El Guerrouj may go the distance

By GREG AUMAN
Published August 8, 2004

Distance running is often too large a blanket thrown over a group of Olympic events, but Morocco's Hicham El Guerrouj is attempting to win a nearly unprecedented combo of golds in the 1,500 and 5,000 meters that would make him, indisputably, the world's greatest distance runner.

As track events, they might be lumped together as easily as the 100 and 200, but history shows that success has rarely been bridged over the two longer distances.

It's all the more daunting a task considering El Guerrouj has yet to win an Olympic gold, despite being a four-time world champ who has run seven of the eight fastest 1,500 times ever. The one-two challenge has been pulled off once in Olympic history, by Finland's Paavo Nurmi in 1924.

Only once in 19 Olympics since has an athlete even medaled in both events, but that is what El Guerrouj is seeking, less than a month before his 30th birthday, having picked up the 5,000 last year with impressive results. At last year's World Championships, the 5K novice finished second to Kenya's Eliud Kipchoge, by a sprinter's blink of .04 seconds. He is a man accustomed to agonizing finishes, none more painful than at the Olympics.

In 1996, he fell on the final lap of the Olympic 1,500, going from the lead to a last-place finish that left him in tears, hiding under a grandstand. Four years later, an even closer finish yielded another near-miss, as he was overtaken by Kenya's Noah Ngeny in the closing meters of the final stretch.

The 1,500 has been the event he has dominated everywhere but the Olympics, setting a world record at 3:26, and in the mile at 3:43.13. That is his legacy, but his storied career lacks the most tangible sign of global dominance: the Olympic gold. In Athens, he goes for not one, but two.

If the 1,500 is the comfortable shoe that fits him perfectly, the 5,000 is the newfound challenge whose novelty still hasn't worn off even under supremely difficult expectations.

"In the 5,000, I feel like a teenager who has just learned to drive," he told the Times of London.

NATIVE SON: In Sydney, Konstantinos Kenteris was one of four Greek men to earn golds, surprising the world by winning the 200 ahead of Trinidad and Tobago's Ato Bolden. His victory came with a large asterisk, since American sprinters Michael Johnson and Maurice Greene weren't running due to injuries suffered in the U.S. Trials.
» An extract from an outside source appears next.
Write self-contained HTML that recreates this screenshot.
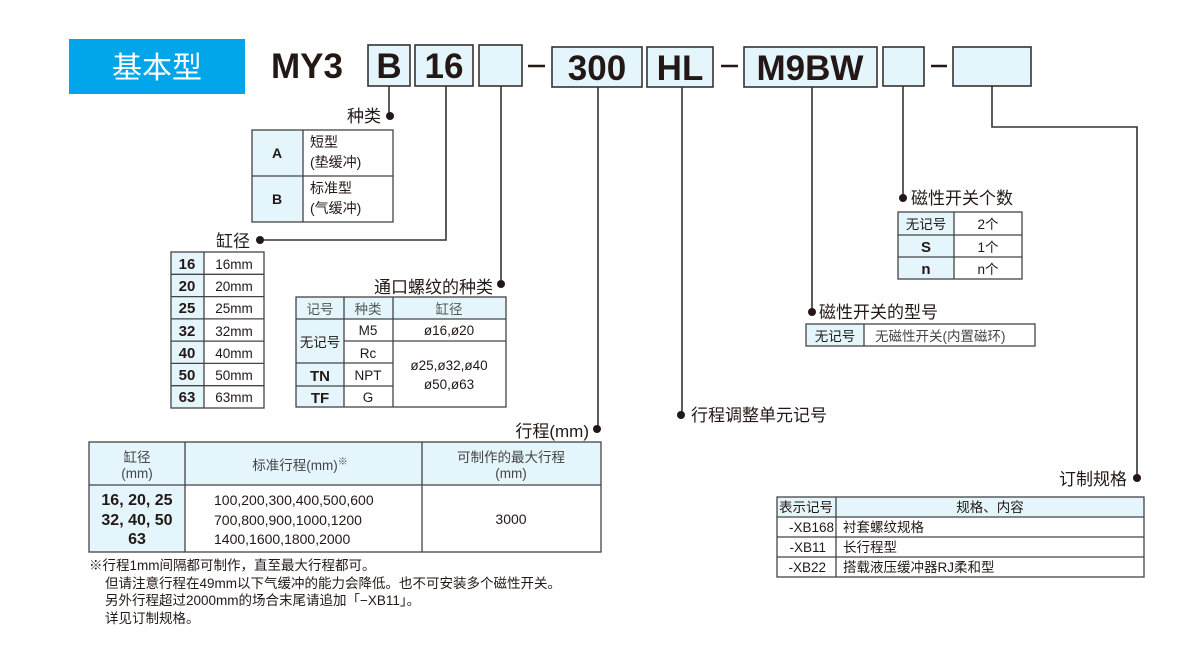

Kenteris has had four years to prepare himself for the challenge of defending his gold in his native country, with a nation of fans cheering him on. His win in Sydney marked the first time a non-American had won since the 1980 U.S. boycott, but this year's field will include a trio of U.S. sprinters in Shawn Crawford, Justin Gatlin and Bernard Williams. No sprinter in Olympic history has repeated as gold medalist, and Kenteris will compete in the 200, though he chose not to run the event at the Greek Trials, where he won the 100.

He'll have good incentive to run, and run well, in Athens - in addition to the adoration of millions of his countrymen, another gold could be lucrative in more easily appreciated ways. His gold in 2000 earned him a bonus of 200,000 Euros, or just under a quarter-million dollars, from the Greek government.

NO MAN IS ...: If Athens is a time to appreciate Olympic history, Kim Collins is one athlete who could make some. The 28-year-old sprinter seeks to be the first from the tiny Caribbean nation of Saint Kitts and Nevis to win an Olympic medal.

Collins, who was in the final heat in the 100 in Sydney, is among the favorites to medal in Athens, having won the 100 in last year's World Championships. He has said there are no track facilities on island, which has a population of about 40,000. It's better, then, that he has trained in Fort Worth, Texas, with the hope of bringing home a medal.